Transition Probabilities of Emissions and Rotationless Radiative Lifetimes of Vibrational Levels for the PO Radical

Abstract

Abstract This work investigates the transition dipole moments (TDMs) and transition probabilities of electric dipole emissions between the X2Π, B2Σ+, B′2Π, D′2Π, C2Σ−, C′2Δ, F2Σ+, and P2Π states of the PO radical. The TDMs of 23 pairs of states are calculated by the internally contracted multireference configuration method with the aug-cc-pV6Z basis set. The vibrational band origins, Franck–Condon factors, and Einstein coefficients of all the spontaneous emissions are evaluated.
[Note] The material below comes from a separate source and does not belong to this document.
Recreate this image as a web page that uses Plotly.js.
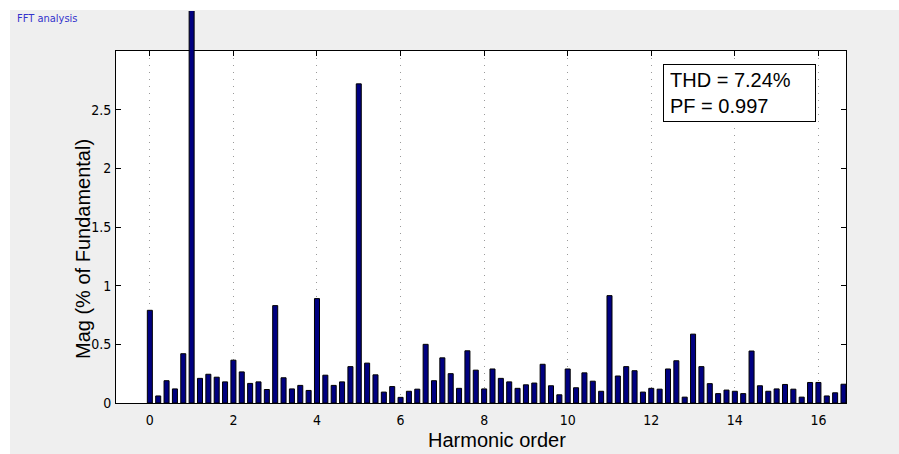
<!DOCTYPE html>
<html>
<head>
<meta charset="utf-8">
<script src="https://cdn.plot.ly/plotly-3.0.1.min.js"></script>
<style>
html,body{margin:0;padding:0;background:#ffffff;}
#chart{position:absolute;left:10px;top:10px;width:889px;height:444px;}
</style>
</head>
<body>
<div id="chart"></div>
<script>
// Harmonic order of each spectral line (10 Hz resolution, 50 Hz fundamental)
const harmonicOrder = [0,0.2,0.4,0.6,0.8,1,1.2,1.4,1.6,1.8,2,2.2,2.4,2.6,2.8,3,3.2,3.4,3.6,3.8,4,4.2,4.4,4.6,4.8,5,5.2,5.4,5.6,5.8,6,6.2,6.4,6.6,6.8,7,7.2,7.4,7.6,7.8,8,8.2,8.4,8.6,8.8,9,9.2,9.4,9.6,9.8,10,10.2,10.4,10.6,10.8,11,11.2,11.4,11.6,11.8,12,12.2,12.4,12.6,12.8,13,13.2,13.4,13.6,13.8,14,14.2,14.4,14.6,14.8,15,15.2,15.4,15.6,15.8,16,16.2,16.4,16.6];
// Magnitude in % of fundamental
const magnitude = [0.79,0.06,0.19,0.12,0.42,100,0.21,0.245,0.22,0.18,0.365,0.265,0.167,0.18,0.115,0.83,0.215,0.12,0.15,0.107,0.89,0.237,0.15,0.18,0.31,2.72,0.34,0.24,0.093,0.14,0.048,0.10,0.118,0.50,0.19,0.385,0.25,0.125,0.445,0.28,0.12,0.29,0.21,0.18,0.125,0.155,0.17,0.33,0.147,0.07,0.29,0.13,0.257,0.186,0.10,0.915,0.23,0.31,0.275,0.093,0.125,0.118,0.29,0.36,0.05,0.587,0.31,0.165,0.08,0.11,0.10,0.08,0.443,0.147,0.10,0.12,0.158,0.118,0.05,0.175,0.175,0.06,0.087,0.16];
const xTicks = [0,2,4,6,8,10,12,14,16];
const yTicks = [0,0.5,1,1.5,2,2.5];
const yTickText = ['0','0.5','1','1.5','2','2.5'];
const infoLines = ['THD = 7.24%','PF = 0.997'];
const figTitle = 'FFT analysis';
const xTitle = 'Harmonic order';
const yTitle = 'Mag (% of Fundamental)';

const xRange = [-0.81, 16.66];
const frameTop = 3;
const barTop = 3.341;
const frameFrac = frameTop / barTop;

// plot area in div pixels
const L = 106, T = 1, W = 730, H = 392;
const px = v => (v - L) / W;
const py = v => (T + H - v) / H;

const tickFont = {family: "'Liberation Sans Narrow', 'Arial Narrow', 'DejaVu Sans Condensed', sans-serif", size: 14, color: '#000'};
const labelFont = {family: "'Liberation Sans', Arial, sans-serif", size: 20, color: '#000'};

const traces = [
  {
    type: 'bar', x: harmonicOrder, y: magnitude, xaxis: 'x2', yaxis: 'y',
    width: 0.12,
    marker: {color: '#000080', line: {color: '#000', width: 1}},
    hoverinfo: 'x+y', showlegend: false
  },
  {
    type: 'scatter', x: [], y: [], xaxis: 'x', yaxis: 'y2', showlegend: false, hoverinfo: 'skip'
  }
];

const layout = {
  width: 889, height: 444,
  margin: {l: L, r: 889 - L - W, t: T, b: 444 - T - H},
  paper_bgcolor: '#efefef',
  plot_bgcolor: 'rgba(0,0,0,0)',
  showlegend: false,
  xaxis: {
    domain: [0,1], range: xRange, anchor: 'y2',
    tickvals: xTicks, tickfont: tickFont,
    ticks: 'inside', ticklen: 5, tickcolor: '#000', tickwidth: 1,
    ticklabelstandoff: 4,
    showline: true, linecolor: '#000', linewidth: 1, mirror: 'ticks',
    showgrid: true, gridcolor: '#9a9a9a', griddash: '1px,6px', gridwidth: 1,
    zeroline: false
  },
  yaxis2: {
    domain: [0, frameFrac], range: [0, frameTop], anchor: 'x',
    tickvals: yTicks, ticktext: yTickText, tickfont: tickFont,
    ticks: 'inside', ticklen: 5, tickcolor: '#000', tickwidth: 1,
    ticklabelstandoff: 1,
    showline: true, linecolor: '#000', linewidth: 1, mirror: 'ticks',
    showgrid: false, zeroline: false
  },
  xaxis2: {domain: [0,1], range: xRange, anchor: 'y', visible: false, showgrid: false, zeroline: false},
  yaxis: {domain: [0,1], range: [0, barTop], anchor: 'x2', visible: false, showgrid: false, zeroline: false},
  shapes: [
    {type: 'rect', xref: 'paper', yref: 'paper', x0: 0, x1: 1, y0: 0, y1: frameFrac,
     fillcolor: '#ffffff', line: {width: 0}, layer: 'below'}
  ],
  annotations: [
    {xref: 'paper', yref: 'paper', x: px(5), y: py(8), xanchor: 'left', yanchor: 'middle',
     text: figTitle, showarrow: false,
     font: {family: "'Liberation Sans Narrow', 'Arial Narrow', 'DejaVu Sans Condensed', sans-serif", size: 11, color: '#3333cc'}},
    {xref: 'paper', yref: 'paper', x: px(653), y: py(54), xanchor: 'left', yanchor: 'top',
     text: infoLines.join('<br>'), align: 'left', valign: 'middle', showarrow: false,
     width: 139, height: 44,
     font: labelFont, bgcolor: '#ffffff', bordercolor: '#000', borderwidth: 1, borderpad: 6},
    {xref: 'paper', yref: 'paper', x: px(487), y: py(430), xanchor: 'center', yanchor: 'middle',
     text: xTitle, showarrow: false, font: labelFont},
    {xref: 'paper', yref: 'paper', x: px(73), y: py(239), xanchor: 'center', yanchor: 'middle',
     text: yTitle, textangle: -90, showarrow: false, font: labelFont}
  ]
};

Plotly.newPlot('chart', traces, layout, {displayModeBar: false, responsive: false});
</script>
</body>
</html>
The rotationless radiative lifetimes of the vibrational levels are approximately 10−7–10−8 s for the B2Σ+, C2Σ−, C′2Δ, P2Π, and F2Σ+ states; 10−4–10−5 s for the B′2Π state; and 10−1–10−2 s for the D′2Π state. The Einstein coefficients of many emissions are large for the B2Σ+–X2Π, B′2Π–X2Π, C′2Δ–X2Π, C2Σ−–X2Π, F2Σ+–X2Π, P2Π–X2Π, P2Π–B′2Π, and P2Π–D′2Π systems. Almost all the spontaneous emissions arising from the D′2Π state are very weak. The vibrational band origins of these emissions extend from the UV into the far-infrared spectra. The radiative lifetimes and vibrational band origins are compared with available experimental and theoretical values. According to the radiative lifetimes and transition probabilities obtained in this paper, some guidelines for detecting these states spectroscopically are proposed. The TDMs and transition probabilities reported here are considered to be reliable and can be used as guidelines for detecting similar transitions, especially those in interstellar space.